** start Items **

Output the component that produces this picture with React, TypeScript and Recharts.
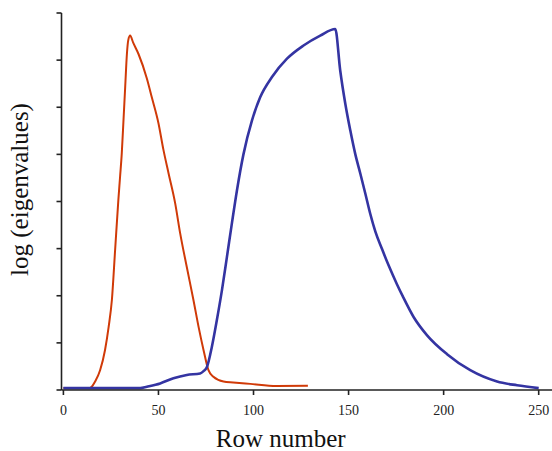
import { LineChart, Line, XAxis, YAxis, Label } from "recharts";

const X_TICKS = [0, 50, 100, 150, 200, 250];
const Y_TICKS = [0, 1, 2, 3, 4, 5, 6, 7, 8];

// red series: row number vs log eigenvalue
const redRows = [0, 13.2, 14.9, 16.7, 19.3, 21.9, 23.8, 25.5, 27.2, 28.9, 29.8, 30.7, 31.6, 32.5, 33.4, 34.1, 35.1, 36.7, 39.5, 43.9, 46.5, 50, 52.6, 55.3, 58.8, 61.4, 64.9, 68.4, 71.1, 73.7, 76.3, 78.9, 84.2, 89.3, 98.3, 112, 128.6];
const redVals = [0.04, 0.04, 0.07, 0.18, 0.42, 0.85, 1.34, 1.91, 2.97, 4.03, 4.52, 5.02, 5.72, 6.43, 7.13, 7.42, 7.52, 7.37, 7.13, 6.61, 6.21, 5.66, 5.1, 4.6, 3.96, 3.33, 2.61, 1.91, 1.34, 0.85, 0.42, 0.28, 0.18, 0.16, 0.13, 0.085, 0.09];

// blue series
const blueRows = [0, 40.4, 43.9, 50.9, 57.9, 64.9, 71.9, 73.7, 75.5, 78.1, 80.7, 83.4, 86, 88.6, 91.3, 94.7, 99.2, 103.5, 109.7, 117.6, 126.3, 135.1, 143, 145.6, 148.3, 150.9, 153.5, 156.2, 158.8, 161.4, 164.1, 167.6, 171.1, 175.5, 178.6, 184.2, 191.3, 201.8, 214, 228.1, 238.6, 250];
const blueVals = [0.04, 0.04, 0.07, 0.14, 0.25, 0.32, 0.35, 0.4, 0.49, 0.92, 1.48, 2.12, 2.82, 3.53, 4.24, 5.0, 5.72, 6.21, 6.64, 7.03, 7.31, 7.52, 7.66, 6.78, 6.07, 5.51, 5.01, 4.59, 4.17, 3.74, 3.36, 2.99, 2.64, 2.24, 1.98, 1.55, 1.16, 0.76, 0.42, 0.18, 0.1, 0.04];

const redData = redRows.map((row, i) => ({ row, v: redVals[i] }));
const blueData = blueRows.map((row, i) => ({ row, v: blueVals[i] }));

const FONT = "'Liberation Serif', 'DejaVu Serif', serif";

export default function App() {
  return (
    <div style={{ position: "absolute", left: 0, top: 0, background: "#fff" }}>
      <LineChart width={552} height={451} margin={{ top: 13, right: 0, left: 0, bottom: 0 }}>
        <XAxis
          type="number"
          dataKey="row"
          domain={[-1, 257]}
          ticks={X_TICKS}
          allowDataOverflow
          height={61}
          stroke="#222"
          strokeWidth={1.6}
          tickSize={5}
          tickMargin={10}
          tick={{ fontSize: 14, fill: "#222", fontFamily: FONT }}
        >
          <Label
            value="Row number"
            position="insideBottom"
            offset={4}
            dx={-26}
            style={{ fontSize: 25, fill: "#111", fontFamily: FONT }}
          />
        </XAxis>
        <YAxis
          type="number"
          domain={[0, 8]}
          ticks={Y_TICKS}
          width={61.5}
          stroke="#222"
          strokeWidth={1.6}
          tickSize={5}
          tickFormatter={() => ""}
        >
          <Label
            value="log (eigenvalues)"
            angle={-90}
            position="insideLeft"
            offset={19}
            dy={-12}
            style={{ fontSize: 25, fill: "#111", fontFamily: FONT, textAnchor: "middle" }}
          />
        </YAxis>
        <Line
          data={redData}
          dataKey="v"
          type="monotoneX"
          stroke="#d03a08"
          strokeWidth={2}
          dot={false}
          isAnimationActive={false}
        />
        <Line
          data={blueData}
          dataKey="v"
          type="monotoneX"
          stroke="#3434a2"
          strokeWidth={2.6}
          dot={false}
          isAnimationActive={false}
        />
      </LineChart>
    </div>
  );
}
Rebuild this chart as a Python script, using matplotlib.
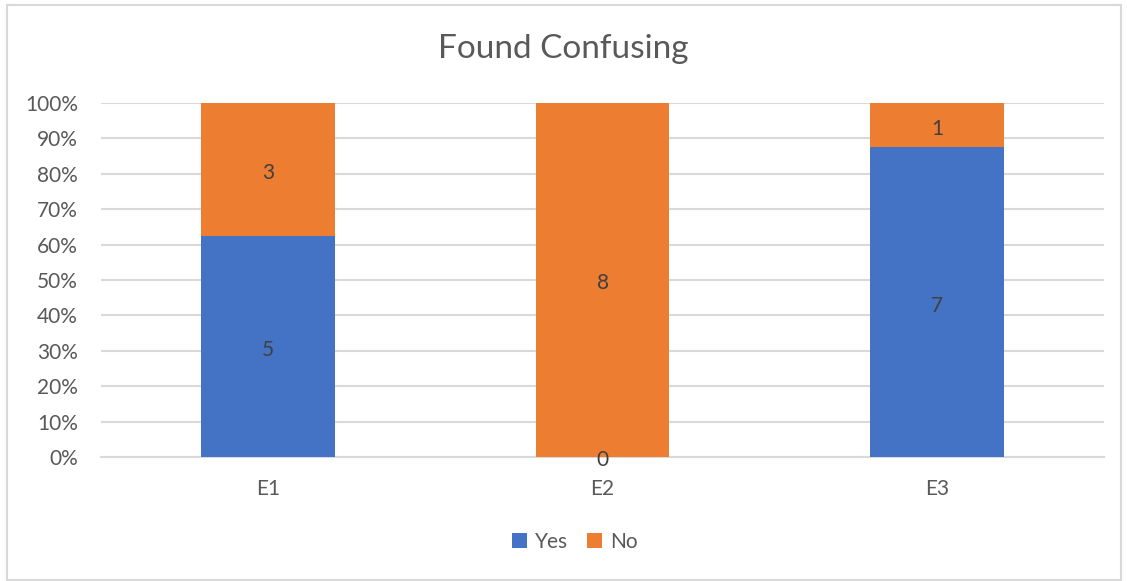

** end Items **

Copy out each line of the records where the string "this" appears.

**Exercise solution**
Output the component that produces this picture with React, TypeScript and Recharts.
Rebuild this chart as a Python script, using matplotlib.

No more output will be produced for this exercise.